Rachel Alexandra thundered over the finish line at Pimlico Race Course on Saturday, and I'm pretty sure this thought was rattling around the skulls of just about everyone who has been waiting for the first Triple Crown since Affirmed in 1978:
What were Dolphus Morrison and Mike Lauffer thinking when they insisted on entering one of the greatest fillies in history in the Kentucky Oaks instead of the Kentucky Derby? And what kind of name is Dolphus, anyway?
Well, maybe not everyone was thinking that, since most people have never heard of Morrison and Lauffer, but that's exactly my point.
They probably would be on their way to becoming household names right now had they not been philosophically opposed to pitting Rachel Alexandra against male competition. If they had entered the filly in the Derby and won - and then she had breezed through Baltimore the way she did - they would be lounging on the couch with Oprah and sharing gourmet coffee with Regis and Kelly during the pre-race buildup for the Belmont Stakes.
Instead, they chose the Oaks - which was run at Churchill Downs the day before the Derby - and the filly won by 20 1/4 lengths, which was the widest margin of victory in that race in the 100 years they have been keeping track of that sort of thing. It's hard to argue with that kind of success, but it's also hard to believe they passed up the opportunity to win the Triple Crown because of some misguided sense of equine chauvinism.
"I don't think the man wanted her to run with the colts," said jockey Calvin Borel, who has ridden her in six races and won every time. "I heard it all along."

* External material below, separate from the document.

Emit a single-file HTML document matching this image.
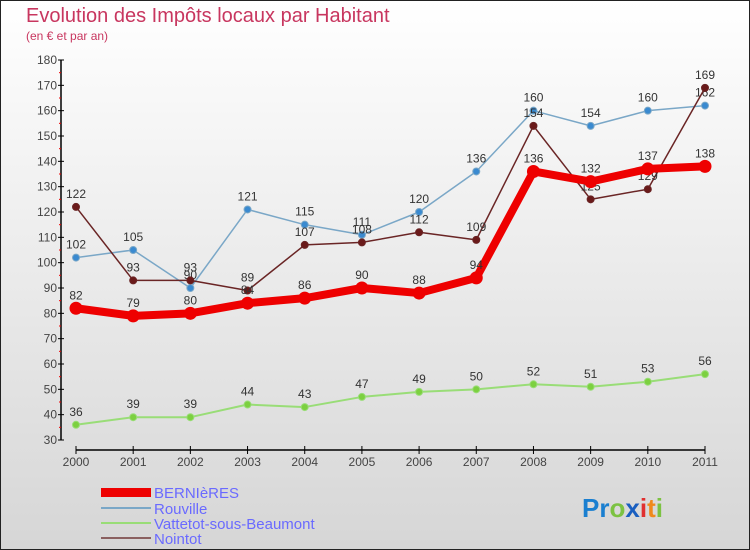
<!DOCTYPE html>
<html><head><meta charset="utf-8"><style>
body{margin:0}
#c{width:750px;height:550px;position:relative;overflow:hidden;font-family:"Liberation Sans",sans-serif}
svg text{font-family:"Liberation Sans",sans-serif}
</style></head><body>
<div id="c">
<svg id="s" width="750" height="550" xmlns="http://www.w3.org/2000/svg">
<defs><linearGradient id="bg" x1="0" y1="0" x2="0" y2="1"><stop offset="0" stop-color="#ffffff"/><stop offset="1" stop-color="#d6d6d6"/></linearGradient></defs>
<rect x="0.5" y="0.5" width="749" height="549" fill="url(#bg)" stroke="#222"/>
<text x="26" y="22" font-size="20" fill="#c8365f">Evolution des Impôts locaux par Habitant</text>
<text x="26" y="40" font-size="12" fill="#c8365f">(en € et par an)</text>
<g id="axes"></g><g id="series"></g>
<g>
<rect x="101" y="488" width="50" height="9" fill="#e00"/>
<text x="154" y="498" font-size="15" fill="#6a6aff">BERNIèRES</text>
<line x1="101" y1="508" x2="151" y2="508" stroke="#7aa7c7" stroke-width="2"/>
<text x="154" y="514" font-size="15" fill="#6a6aff">Rouville</text>
<line x1="101" y1="523" x2="151" y2="523" stroke="#99dd77" stroke-width="2"/>
<text x="154" y="529" font-size="15" fill="#6a6aff">Vattetot-sous-Beaumont</text>
<line x1="101" y1="538" x2="151" y2="538" stroke="#8a6060" stroke-width="2"/>
<text x="154" y="544" font-size="15" fill="#6a6aff">Nointot</text>
</g>
<text x="582" y="517" font-size="26" font-weight="bold"><tspan fill="#1a7fd0">Pr</tspan><tspan fill="#7cc242">o</tspan><tspan fill="#1a5fc0">x</tspan><tspan fill="#e03030">i</tspan><tspan fill="#f08a1c">t</tspan><tspan fill="#7cc242">i</tspan></text>
</svg></div>
<script>
const years=[2000,2001,2002,2003,2004,2005,2006,2007,2008,2009,2010,2011];
const yTicks=[30,40,50,60,70,80,90,100,110,120,130,140,150,160,170,180];
const bernieres=[82,79,80,84,86,90,88,94,136,132,137,138];
const rouville=[102,105,90,121,115,111,120,136,160,154,160,162];
const vattetot=[36,39,39,44,43,47,49,50,52,51,53,56];
const nointot=[122,93,93,89,107,108,112,109,154,125,129,169];
const NS="http://www.w3.org/2000/svg";
const x0=76,x1=705,yMin=30,yMax=180,py0=440,py1=60;
const X=i=>x0+i*(x1-x0)/(years.length-1);
const Y=v=>py0-(v-yMin)*(py0-py1)/(yMax-yMin);
function mk(t,a,p){const e=document.createElementNS(NS,t);for(const k in a)e.setAttribute(k,a[k]);p.appendChild(e);return e;}
const ax=document.getElementById('axes');
let e=mk('line',{x1:61,y1:Y(yMax),x2:61,y2:py0,stroke:'#000','stroke-width':1.5},ax);


e=mk('line',{x1:x0,y1:450,x2:x1,y2:450,stroke:'#000','stroke-width':1.5},ax);


yTicks.forEach((v,i)=>{
 mk('line',{x1:58,y1:Y(v),x2:64,y2:Y(v),stroke:'#000'},ax);
 if(i<yTicks.length-1)mk('line',{x1:59,y1:Y(v+5),x2:61,y2:Y(v+5),stroke:'#e00'},ax);
 const t=mk('text',{x:57,y:Y(v)+4,'font-size':12,fill:'#444','text-anchor':'end'},ax);t.textContent=v;
 
 
});
years.forEach((yr,i)=>{
 mk('line',{x1:X(i),y1:446,x2:X(i),y2:454,stroke:'#000'},ax);
 const t=mk('text',{x:X(i),y:466,'font-size':12,fill:'#444','text-anchor':'middle'},ax);t.textContent=yr;
 
 
});
const sg=document.getElementById('series');
function series(d,name,col,dot,w,r){
 const g=mk('g',{},sg);
 
 
 const l=mk('polyline',{points:d.map((v,i)=>X(i)+','+Y(v)).join(' '),fill:'none',stroke:col,'stroke-width':w,'stroke-linejoin':'round'},g);
 
 
 d.forEach((v,i)=>{
  const c=mk('circle',{cx:X(i),cy:Y(v),r:r,fill:dot,stroke:col,'stroke-width':1},g);
  
  
  const t=mk('text',{x:X(i),y:Y(v)-9,'font-size':12,fill:'#333','text-anchor':'middle'},g);t.textContent=v;
  
  
 });
}
series(vattetot,'vattetot','#99dd77','#7cd040',2,3.5);
series(rouville,'rouville','#7aa7c7','#3a8ad0',1.5,3.5);
series(nointot,'nointot','#6a2525','#6a1a1a',1.5,3.5);
series(bernieres,'bernieres','#ee0000','#ee0000',8,6);
</script>
</body></html>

Borel obviously didn't share that opinion. He was so convinced that Rachel Alexandra was a "once-in-a-lifetime" horse that he ditched his opportunity to go for the Triple Crown aboard Mine That Bird to get back on the filly for the Preakness. The Derby winner came within a length of making him regret that decision Saturday, but Borel insisted that the outcome was never in doubt and his opinion of both horses has not changed.
In light of all that, you might think Borel would have made an attempt to convince the previous owners that the horse was capable of making history as the first filly to win all three Triple Crown races. And you would be wrong.
"No, sir, I don't ever do that," he said. "I don't tell the owners what to do with the horses. They pay the bills and raise them and everything. If they might ask me, I might give them my opinion. I thought all along that she could run with the boys. I wasn't approached."